Afro-Haitian cult of Vodou
- – members of Rasin San Bout Temple, Cazale, Haiti
The rituals of Dziady/Dzyady (‘Forefathers’), which are still celebrated in Belarus – Dzmitrauskiya Dzyady in the autumn and Radaunica in the spring – have long been reduced to food offerings and drunken revelries. The ancestor feasts of this kind are described in the Preface to the Kowno-Wilno Forefathers’ Eve by Adam Mickiewicz, who witnessed them and who, with apt intuition, reconstructed them in full in his play as a ritual séance involving the conjuring of spirits and mutual assistance between the living and the dead. Mickiewicz was right: to witness ancestral rituals as complete as these, one needs to travel to the islands and lands of the New World: Haiti, Cuba or Brazil.
The Haitian cult of Vodou is entirely manistic: even its name comes from the word vodũ, which in the language of the Fon people of Benin and Togo means ‘spirit’; the genealogical lwa (spirits) that come to possess the dancers are deified ancestors. The lwa associated with death are called Gede. They manifest themselves en masse on 1 and 2 November. Disguised as undertakers, they strike terror in people, but also provoke laughter with their obscene dances: the spirits’ eccentric behaviour mocks death, which chimes in well with Bachtin’s symbolism of laughter.
Vodou is an Afro-Haitian trance religion. The name is derived from vodũ, which in the language of the Fon people who inhibit Benin and Togo means an invisible, dangerous and mysterious power. The spirits that appear during the rituals are called loa or mistères, or simply lespri (‘spirits’).
The Haitians believe that the spirits they summon arrive from Ginen, Guinea – the mythical Africa, the land of the ancestors. They descend to earth down the centre post, or potomitan, which stands in the middle of the temple – ounfò. The beacon that calls them is vèvè, a diagram drawn on the floor by the priest by strewing flour around the post. There is also a song and a rhythm struck by three ritual drums called maman, segon and boula. The first one, ‘mother’, is the most important one, since its syncopations make the participants enter the ritual trance. The beat is also marked by a ritual rattle, ason, which the priest (oungan), or a priestess (manbo), shakes.
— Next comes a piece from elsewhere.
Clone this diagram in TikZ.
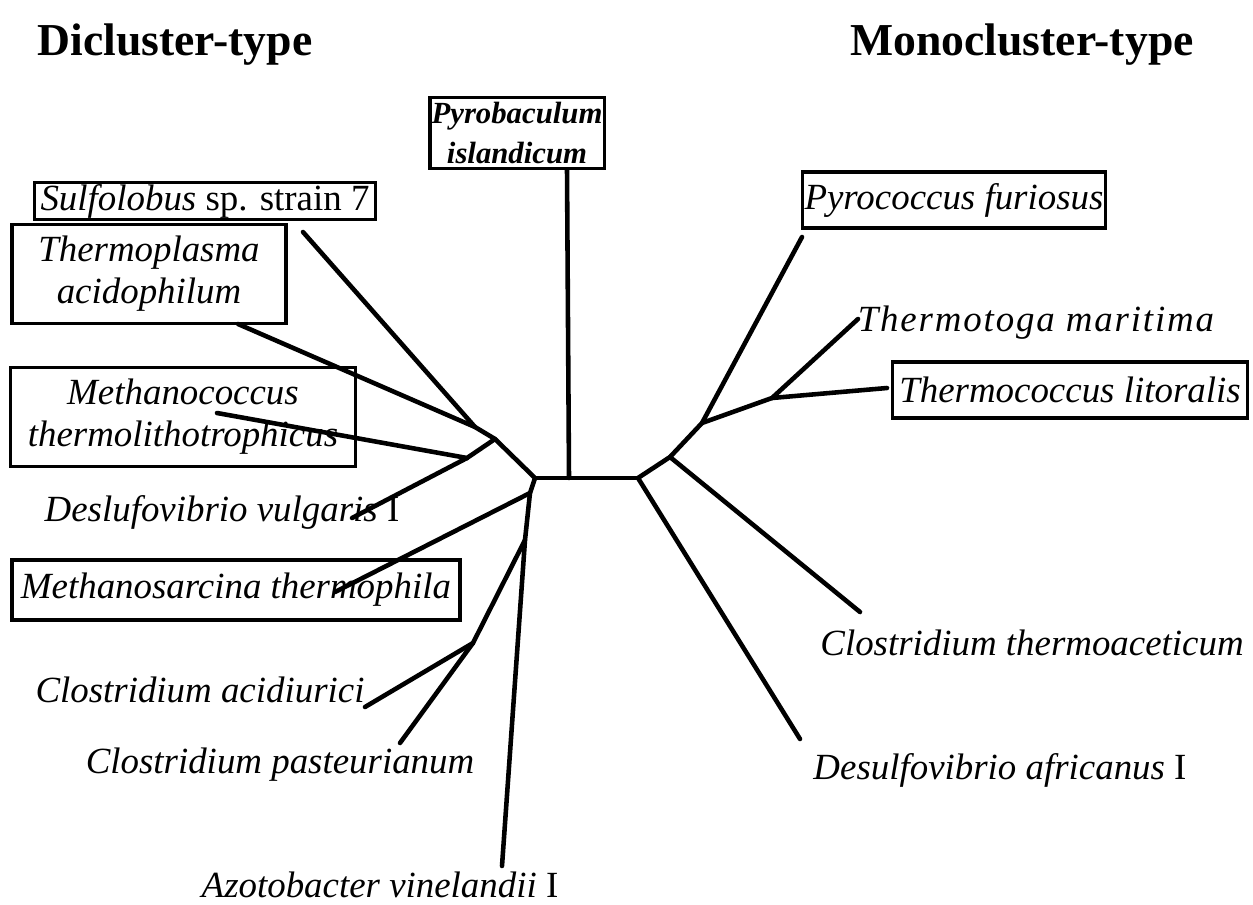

One ethnographer called Vodou a ‘religion of dance’, for it is during the dance in a temple that the initiates, or ‘servants’ (ounsi) are mounted and are said to be ‘ridden’ by loa, to whom they are married. The spirits form a number of pantheons, nanchon (from ‘nations’), of which two are the most important: Rada and Petwo. The Rada loa, who are more friendly and beneficent, are gods of the Fon people, while the Petwo loa, more fiery and seeking vengeance, come from the beliefs of the Arawaks and the Caribs, Amerindian peoples that have been wiped out. Father Legba is called upon at the beginning of the rite, as it is him who destroys the barrier separating people from the gods. He also protects the crossroads, households and temple entrances. Gede are spirits of death, led by Bawon Samdi in a black tailcoat and top hat, the guardian of the cemeteries and a clown who dances in a lewd and shameless manner. Danbala-wèdo, with two serpents and a rainbow as his symbols, stands for the source of life and vital energy. Agwe-tawoyo is the god of the seas and protector of fishermen, Ogou is the deity of fire and wars, Kouzen Azaka is the patron loa of farmers, Loko – of plants and vegetation, and Marassa are the divine twins. Ezili, who is the goddess of beauty, sensuality and love, though seductive and flirtatious, is considered a virgin who carries all of the world’s suffering in her pierced heart.
Ezili is a good example of the ambiguous aspect of loa. As Ezili Freda, she is syncretised with the Mexican Our Lady of Sorrows (Mater Dolorosa del Monte Calvario), holding a pierced heart in her hand, and as Ezili Danto, she is identified with the Black Madonna of Częstochowa, holding Baby Jesus in her arms. She does, however, also appear in the more vengeful form as Ezili Zye-Wouj, the patron of prostitutes, who easily gets angry, is spiteful and blood-thirsty, as her ominous alias suggests, and even shows a proclivity towards cannibalism.
And such is, in fact, the whole Vodou religion: ambivalent, bitter-sweet, encompassing all aspects of human experience. It is surrounded by the aura of magic, sometimes quite ill-famed because of wanga, bottles or charm packets used for casting bad spells, zonbie, the living dead used by sorcerers as slaves, and bòkò, the sorcerers themselves. It is, however, worth remembering that equating the Vodou religion with the black magic of voodoo is a propaganda technique employed by the former French colonialists and American occupants, and a projection of their own fears, most notably – the fear of the vengeance of the slaves.